**What to do**
Copy exactly the lines from the beginning of the data down to and including the line holding "-- (695,513) -- (712,513)", without any pictures.
[Collected material start]
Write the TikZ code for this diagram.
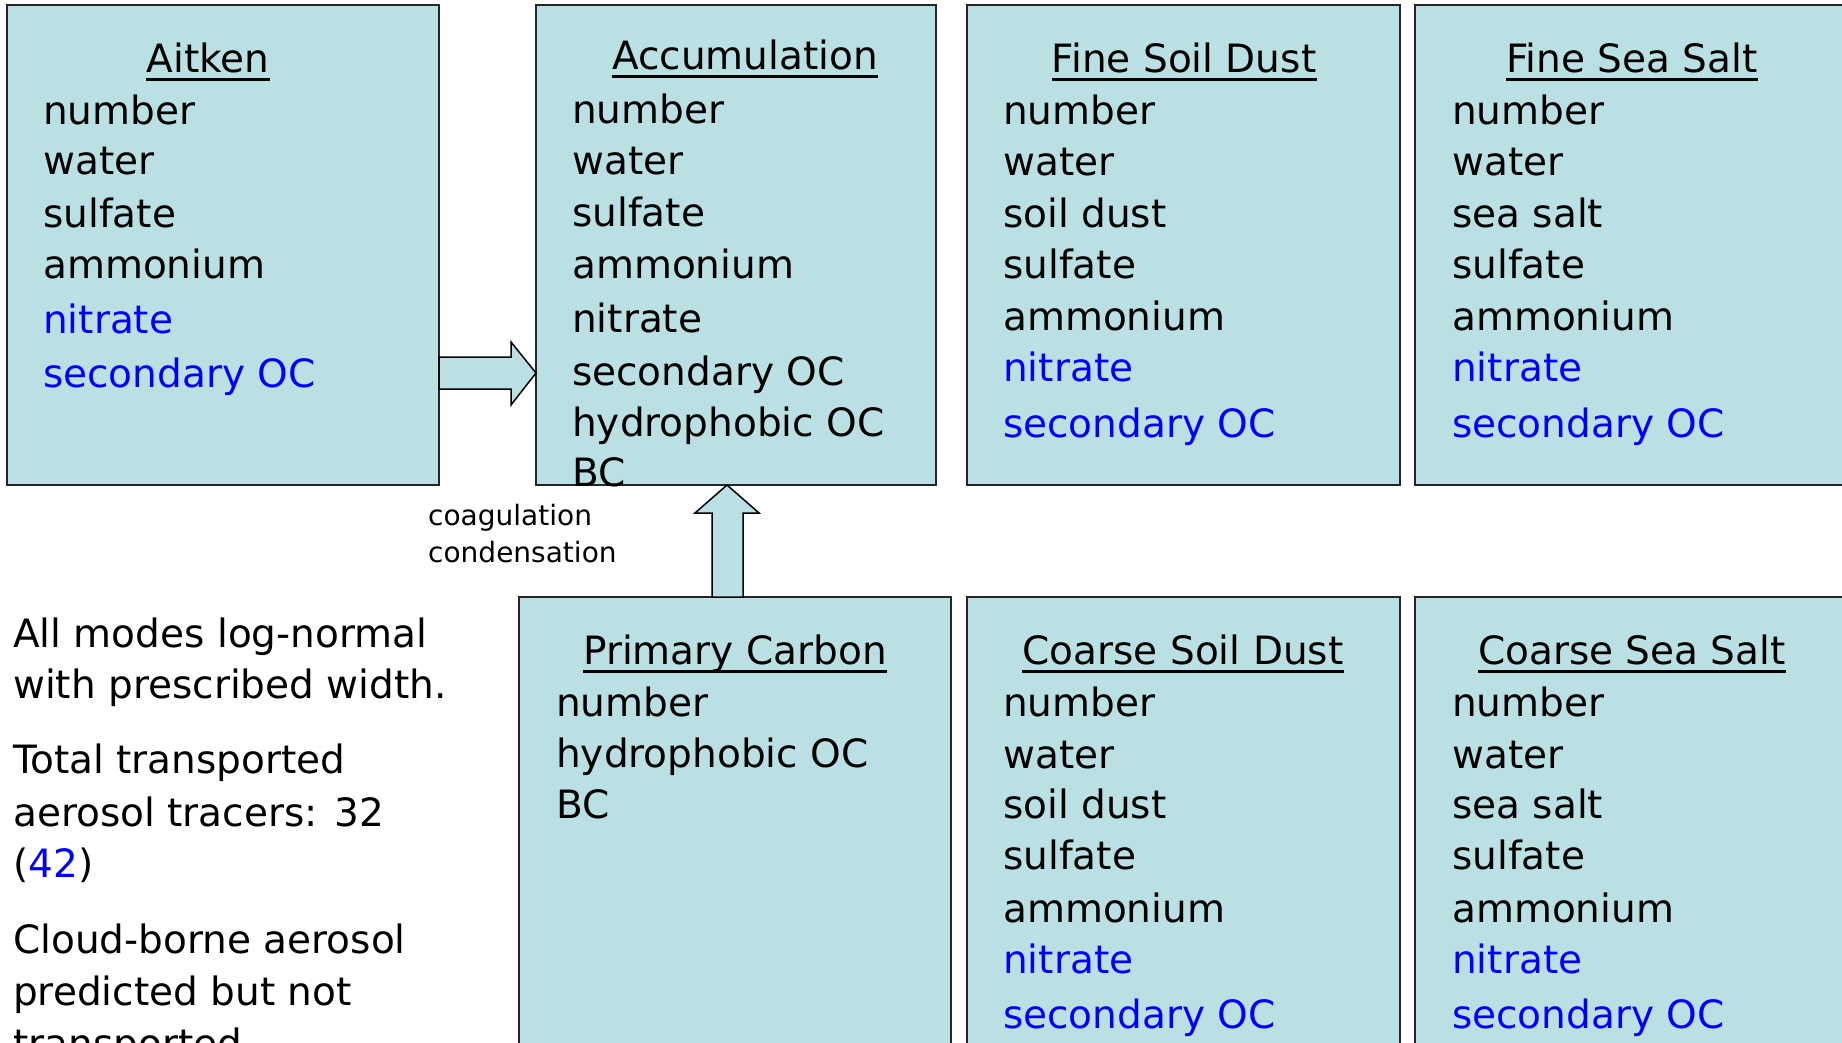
\documentclass[tikz,border=0pt]{standalone}
\usepackage{fontspec}
\setmainfont{DejaVu Sans}
\usetikzlibrary{calc}
\definecolor{boxfill}{RGB}{187,224,227}
\definecolor{bluetxt}{RGB}{0,0,255}
\begin{document}
\begin{tikzpicture}[x=1pt,y=-1pt,
  mode/.style={draw=black!85, line width=2pt, fill=boxfill, inner sep=0pt, outer sep=0pt},
  ttl/.style={anchor=base, inner sep=0pt, font=\fontsize{39}{47}\selectfont},
  itm/.style={anchor=base west, inner sep=0pt, font=\fontsize{39}{47}\selectfont},
  newitm/.style={itm, text=bluetxt},
  note/.style={anchor=base west, inner sep=0pt, font=\fontsize{39}{47}\selectfont},
  smalllbl/.style={anchor=base west, inner sep=0pt, font=\fontsize{28}{34}\selectfont},
  barrow/.style={draw=black, line width=1.5pt, fill=boxfill, line join=miter},
  uline/.style={line width=3pt}
]
\useasboundingbox (0,0) rectangle (1842,1043);
\clip (0,0) rectangle (1842,1043);

% mode boxes
\node[mode, minimum width=432pt, minimum height=480pt] (aitken) at (223,245) {};
\node[mode, minimum width=400pt, minimum height=480pt] (accum) at (736,245) {};
\node[mode, minimum width=433pt, minimum height=480pt] (fsd) at (1183.5,245) {};
\node[mode, minimum width=460pt, minimum height=480pt] (fss) at (1645,245) {};
\node[mode, minimum width=432pt, minimum height=480pt] (prim) at (735,837) {};
\node[mode, minimum width=433pt, minimum height=480pt] (csd) at (1183.5,837) {};
\node[mode, minimum width=460pt, minimum height=480pt] (css) at (1645,837) {};

% block arrows
\draw[barrow] (aitken.east |- 0,357) -- (511,357) -- (511,342) -- (accum.west |- 0,373)
  -- (511,405) -- (511,389) -- (aitken.east |- 0,389) -- cycle;
\draw[barrow] (743,0 |- prim.north) -- (743,513) -- (759,513) -- (727,0 |- accum.south)
  -- (695,513) -- (712,513) -- (712,0 |- prim.north) -- cycle;

% titles
\foreach \n/\x/\y/\t in {ait/208/73/Aitken, acc/745/70/Accumulation,
    fsdt/1184/73/Fine Soil Dust, fsst/1632/73/Fine Sea Salt,
    pct/735/664/Primary Carbon, csdt/1183/664/Coarse Soil Dust, csst/1632/664/Coarse Sea Salt}{
  \node[ttl] (t-\n) at (\x,\y) {\t};
  \draw[uline] ([yshift=-7pt]t-\n.base west) -- ([yshift=-7pt]t-\n.base east);
}

% Aitken
\foreach \t/\y/\s [count=\i] in {number/125/itm, water/175/itm, sulfate/228/itm,
    ammonium/278/itm, nitrate/333/newitm, secondary OC/387/newitm}{
  \node[\s] (ai-\i) at (43,\y) {\t};
}
% Accumulation
\foreach \t/\y [count=\i] in {number/124, water/175, sulfate/226, ammonium/278,
    nitrate/332, secondary OC/385, hydrophobic OC/436, BC/486}{
  \node[itm] (ac-\i) at (572,\y) {\t};
}
% Fine Soil Dust
\foreach \t/\y/\s [count=\i] in {number/125/itm, water/176/itm, soil dust/228/itm,
    sulfate/278/itm, ammonium/330/itm, nitrate/381/newitm, secondary OC/437/newitm}{
  \node[\s] (fd-\i) at (1003,\y) {\t};
}
% Fine Sea Salt
\foreach \t/\y/\s [count=\i] in {number/125/itm, water/176/itm, sea salt/228/itm,
    sulfate/278/itm, ammonium/330/itm, nitrate/381/newitm, secondary OC/437/newitm}{
  \node[\s] (fs-\i) at (1452,\y) {\t};
}
% Primary Carbon
\foreach \t/\y [count=\i] in {number/716, hydrophobic OC/767, BC/818}{
  \node[itm] (pc-\i) at (556,\y) {\t};
}
% Coarse Soil Dust
\foreach \t/\y/\s [count=\i] in {number/716/itm, water/768/itm, soil dust/818/itm,
    sulfate/869/itm, ammonium/922/itm, nitrate/973/newitm, secondary OC/1028/newitm}{
  \node[\s] (cd-\i) at (1003,\y) {\t};
}
% Coarse Sea Salt
\foreach \t/\y/\s [count=\i] in {number/716/itm, water/768/itm, sea salt/818/itm,
    sulfate/869/itm, ammonium/922/itm, nitrate/973/newitm, secondary OC/1028/newitm}{
  \node[\s] (cs-\i) at (1452,\y) {\t};
}

% process labels
\node[smalllbl] (coag) at (428,525) {coagulation};
\node[smalllbl] (cond) at (428,562) {condensation};

% notes
\node[note] (n1) at (13,647) {All modes log-normal};
\node[note] (n2) at (13,698) {with prescribed width.};
\node[note] (n3) at (13,773) {Total transported};
\node[note] (n4) at (13,826) {aerosol tracers: 32};
\node[note] (n5) at (13,877) {(\textcolor{bluetxt}{42})};
\node[note] (n6) at (13,953) {Cloud-borne aerosol};
\node[note] (n7) at (13,1005) {predicted but not};
\node[note] (n8) at (13,1057) {transported};
\end{tikzpicture}
\end{document}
[Collected material end]
**Exercise solution**
Write the TikZ code for this diagram.
\documentclass[tikz,border=0pt]{standalone}
\usepackage{fontspec}
\setmainfont{DejaVu Sans}
\usetikzlibrary{calc}
\definecolor{boxfill}{RGB}{187,224,227}
\definecolor{bluetxt}{RGB}{0,0,255}
\begin{document}
\begin{tikzpicture}[x=1pt,y=-1pt,
  mode/.style={draw=black!85, line width=2pt, fill=boxfill, inner sep=0pt, outer sep=0pt},
  ttl/.style={anchor=base, inner sep=0pt, font=\fontsize{39}{47}\selectfont},
  itm/.style={anchor=base west, inner sep=0pt, font=\fontsize{39}{47}\selectfont},
  newitm/.style={itm, text=bluetxt},
  note/.style={anchor=base west, inner sep=0pt, font=\fontsize{39}{47}\selectfont},
  smalllbl/.style={anchor=base west, inner sep=0pt, font=\fontsize{28}{34}\selectfont},
  barrow/.style={draw=black, line width=1.5pt, fill=boxfill, line join=miter},
  uline/.style={line width=3pt}
]
\useasboundingbox (0,0) rectangle (1842,1043);
\clip (0,0) rectangle (1842,1043);

% mode boxes
\node[mode, minimum width=432pt, minimum height=480pt] (aitken) at (223,245) {};
\node[mode, minimum width=400pt, minimum height=480pt] (accum) at (736,245) {};
\node[mode, minimum width=433pt, minimum height=480pt] (fsd) at (1183.5,245) {};
\node[mode, minimum width=460pt, minimum height=480pt] (fss) at (1645,245) {};
\node[mode, minimum width=432pt, minimum height=480pt] (prim) at (735,837) {};
\node[mode, minimum width=433pt, minimum height=480pt] (csd) at (1183.5,837) {};
\node[mode, minimum width=460pt, minimum height=480pt] (css) at (1645,837) {};

% block arrows
\draw[barrow] (aitken.east |- 0,357) -- (511,357) -- (511,342) -- (accum.west |- 0,373)
  -- (511,405) -- (511,389) -- (aitken.east |- 0,389) -- cycle;
\draw[barrow] (743,0 |- prim.north) -- (743,513) -- (759,513) -- (727,0 |- accum.south)
  -- (695,513) -- (712,513) -- (712,0 |- prim.north) -- cycle;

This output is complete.